The S&P/TSX composite index ended down 143.08 points, or 0.6%, at 24,573.62, extending its pullback from an all-time closing high on Friday.
The technology and energy sectors both fell 1.2%. The price of oil settled 1.4% lower at US$70.77 a barrel.
Gold and copper prices also fell, weighing on metal mining shares. The materials group lost 0.9%.
First Quantum Minerals was a bright spot in Toronto. Its shares rose 1.3% after the copper miner beat quarterly profit estimates and said it is in talks with potential partners for its Zambian assets.
In other U.S. stock moves, Boeing dropped 1.76% after the planemaker reported a quarterly loss of US$6 billion owing to a crippling strike. Factory workers at Boeing will vote later in the day on a new contract proposal that could end the standoff after more than five weeks.

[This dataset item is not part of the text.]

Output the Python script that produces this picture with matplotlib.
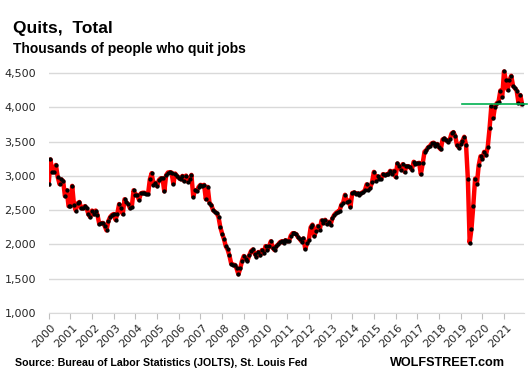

Semiconductor company Texas Instruments gained 4% after its third-quarter profit beat forecasts, while AT&T rose 4.60% after gaining more wireless subscribers than expected in the third quarter.
Tesla, the first of the so-called Magnificent Seven companies scheduled to report quarterly results, closed down, but gained 8% in after hours trading, as it beats profit margin estimates.
The benchmark S&P 500 had its third consecutive daily decline.
U.S. markets are near record-high levels, but a combination of earnings, a changing monetary policy outlook and the upcoming presidential election will test the rally and could stoke volatility, analysts said.
Richmond Fed President Thomas Barkin said the central bank’s fight to return inflation to its 2% target may take longer than expected, limiting interest rate cuts.
The Fed “Beige Book” survey showed U.S. economic activity was little changed from September through early October while firms saw an uptick in hiring.
Declining issues outnumbered advancers by a 3.27-to-1 ratio on the NYSE. There were 102 new highs and 59 new lows on the NYSE. The S&P 500 posted 28 new 52-week highs and 4 new lows while the Nasdaq Composite recorded 60 new highs and 90 new lows. Volume on U.S. exchanges was 11.83 billion shares, compared with the 11.29 billion average for the full session over the last 20 trading days.